The first of the three cipers to be solved, known as the "340 Cipher," was cracked in December 2020 by a mathematician from Australia named Sam Blake, a code breaker/YouTuber from Virginia named David Oranchak, and a computer programmer from Belgium named Jarl Van Eycke. It reads:
"I HOPE YOU ARE HAVING LOTS OF FUN IN TRYING TO CATCH METHAT WASN'T ME ON THE TV SHOW
WHICH BRINGS UP A POINT ABOUT ME
I AM NOT AFRAID OF THE GAS CHAMBER
BECAUSE IT WILL SEND ME TO PARADICE ALL THE SOONER
BECAUSE I NOW HAVE ENOUGH SLAVES TO WORK FOR ME
WHERE EVERYONE ELSE HAS NOTHING WHEN THEY REACH PARADICE
SO THEY ARE AFRAID OF DEATH
I AM NOT AFRAID BECAUSE I KNOW THAT MY NEW LIFE IS
LIFE WILL BE AN EASY ONE IN PARADICE DEATH"
The Z32 Cipher and the Z13 Cipher (the latter of the two begins with the words, “My Name is __”) are the only two that haven't been officially solved. In fact, some consider these ciphers unsolvable because they're very short and therefore lack the available context needed to determine an encryption key — but Fayçal Ziraoui claims to have done it.

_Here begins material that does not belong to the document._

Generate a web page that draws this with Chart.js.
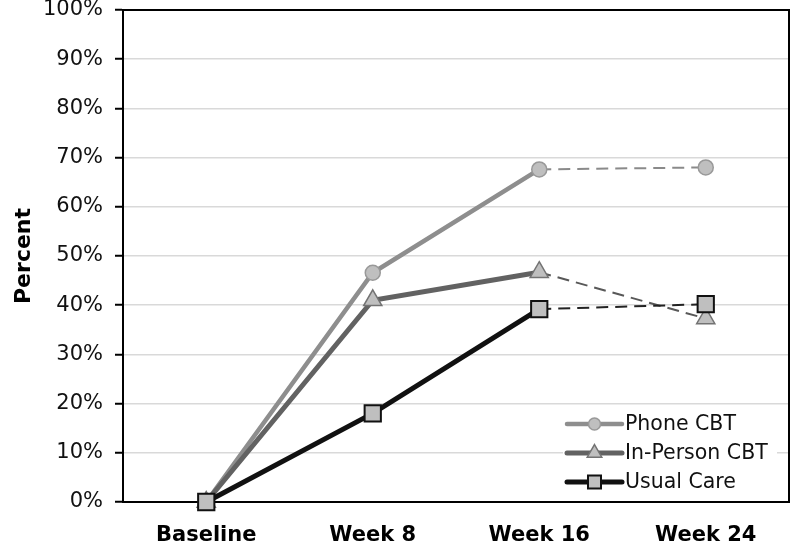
<!DOCTYPE html>
<html>
<head>
<meta charset="utf-8">
<script src="https://cdn.jsdelivr.net/npm/chart.js@4/dist/chart.umd.min.js"></script>
<style>
  html, body { margin: 0; padding: 0; background: #fff; }
  canvas { display: block; }
</style>
</head>
<body>
<canvas id="chart" width="792" height="548"></canvas>
<script>
// Data
const categories = ['Baseline', 'Week 8', 'Week 16', 'Week 24'];
const phoneCBT = [0, 46.6, 67.6, 68.0];
const inPersonCBT = [0, 41.0, 46.7, 37.3];
const usualCare = [0, 18.0, 39.2, 40.2];
const yTicks = [0, 10, 20, 30, 40, 50, 60, 70, 80, 90, 100];

const FONT = "'DejaVu Sans', Verdana, sans-serif";

// Follow-up (Week 16 -> Week 24) segment is drawn thin and dashed
function dashedSeg(color) {
	return {
		borderDash: ctx => ctx.p1DataIndex === 3 ? [12, 7] : undefined,
		borderWidth: ctx => ctx.p1DataIndex === 3 ? 2 : undefined,
		borderColor: ctx => ctx.p1DataIndex === 3 ? color : undefined
	};
}

const datasets = [
	{
		label: 'Phone CBT',
		data: phoneCBT,
		borderColor: '#8e8e8e',
		borderWidth: 4.5,
		pointStyle: 'circle',
		pointRadius: 7.5,
		pointBackgroundColor: '#bfbfbf',
		pointBorderColor: '#999999',
		pointBorderWidth: 1.5,
		segment: dashedSeg('#8a8a8a'),
		order: 2,
		clip: false
	},
	{
		label: 'In-Person CBT',
		data: inPersonCBT,
		borderColor: '#626262',
		borderWidth: 5,
		pointStyle: 'triangle',
		pointRadius: 10.5,
		pointBackgroundColor: '#bfbfbf',
		pointBorderColor: '#737373',
		pointBorderWidth: 1.5,
		segment: dashedSeg('#585858'),
		order: 1,
		clip: false
	},
	{
		label: 'Usual Care',
		data: usualCare,
		borderColor: '#111111',
		borderWidth: 5,
		pointStyle: 'rect',
		pointRadius: 11.5,
		pointBackgroundColor: '#bfbfbf',
		pointBorderColor: '#111111',
		pointBorderWidth: 2,
		segment: dashedSeg('#222222'),
		order: 0,
		clip: false
	}
];

// Black frame around the plot area
const framePlugin = {
	id: 'frame',
	afterDraw(chart) {
		const a = chart.chartArea;
		const c = chart.ctx;
		c.save();
		c.strokeStyle = '#000';
		c.lineWidth = 2;
		c.beginPath();
		c.moveTo(a.left, a.top);
		c.lineTo(a.right, a.top);
		c.lineTo(a.right, a.bottom);
		c.stroke();
		c.restore();
	}
};

// Legend inside the plot, bottom right, line + marker samples
const legendPlugin = {
	id: 'insideLegend',
	afterDatasetsDraw(chart) {
		const c = chart.ctx;
		const x0 = 567, x1 = 622, textX = 625;
		const rows = [424, 453, 482];
		c.save();
		c.fillStyle = '#fff';
		c.fillRect(563, 409, 214, 88);
		chart.data.datasets.forEach((ds, i) => {
			const y = rows[i];
			c.strokeStyle = ds.borderColor;
			c.lineWidth = ds.borderWidth;
			c.lineCap = 'round';
			c.beginPath();
			c.moveTo(x0, y);
			c.lineTo(x1, y);
			c.stroke();
			c.fillStyle = ds.pointBackgroundColor;
			c.strokeStyle = ds.pointBorderColor;
			c.lineWidth = ds.pointBorderWidth;
			Chart.helpers.drawPoint(c, {
				pointStyle: ds.pointStyle,
				radius: ds.pointRadius * 0.8,
				rotation: 0,
				borderWidth: ds.pointBorderWidth
			}, (x0 + x1) / 2, y);
			c.fillStyle = '#111';
			c.font = '20.5px ' + FONT;
			c.textBaseline = 'middle';
			c.textAlign = 'left';
			c.fillText(ds.label, textX, y + 1);
		});
		c.restore();
	}
};

new Chart(document.getElementById('chart'), {
	type: 'line',
	data: { labels: categories, datasets: datasets },
	plugins: [framePlugin, legendPlugin],
	options: {
		responsive: false,
		animation: false,
		layout: { autoPadding: false, padding: { top: 10, right: 3, left: 0, bottom: 0 } },
		plugins: {
			legend: { display: false },
			tooltip: { enabled: false }
		},
		scales: {
			x: {
				offset: true,
				grid: { display: false, drawTicks: false },
				border: { color: '#000', width: 2 },
				ticks: {
					padding: 21,
					color: '#000',
					font: { family: FONT, size: 21, weight: 'bold' }
				},
				afterFit: s => {
					s.height = 46;
					s.paddingLeft = 0;
					s.paddingRight = 0;
				}
			},
			y: {
				min: 0,
				max: 100,
				afterBuildTicks: s => { s.ticks = yTicks.map(v => ({ value: v })); },
				grid: { color: '#d9d9d9', lineWidth: 1.5, tickColor: '#000', tickLength: 8, tickWidth: 2 },
				border: { color: '#000', width: 2 },
				ticks: {
					padding: 12,
					color: '#111',
					font: { family: FONT, size: 21 },
					callback: v => v + '%'
				},
				title: {
					display: true,
					text: 'Percent',
					color: '#000',
					padding: { top: 11, bottom: 0 },
					font: { family: FONT, size: 22, weight: 'bold' }
				},
				afterFit: s => {
					s.width = 123;
					s.paddingTop = 0;
					s.paddingBottom = 0;
				}
			}
		}
	}
});
</script>
</body>
</html>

These solutions haven't been officially confirmed, so take what they say with a grain of salt.
Z32 allegedly reads, "LABOR DAY FIND 45.069 NORTH 58.719 WEST" — these are the magnetic coordinates of a location in South Lake Tahoe, a city that the Zodiac Killer has referenced in other letters.
And Z13 is the big one. If solved, this cipher could end a more than 50-year mystery that has consumed the minds of law enforcement, amateur investigators, and even casual true crime fans. According to Ziraoui, that message reads, "My Name is KAYE" (It actually read, "My name is KAYR," which is believed to be a typo).
If true, this would be a massive revelation. One of the primary suspects was a man named Lawrence Kaye, who just so happened to live in South Lake Tahoe. In fact, Detective Harvey Hines, who worked the case, was totally convinced without a shadow of a doubt that Kaye was the Zodiac Killer, but he never had enough evidence to make an arrest. Lawrence Kaye died in 2010.
The validity of Ziraoui's solutions are still up for debate — some people close to the case have outright rejected them, while others (including some professional cryptologists) believe they should be seriously considered.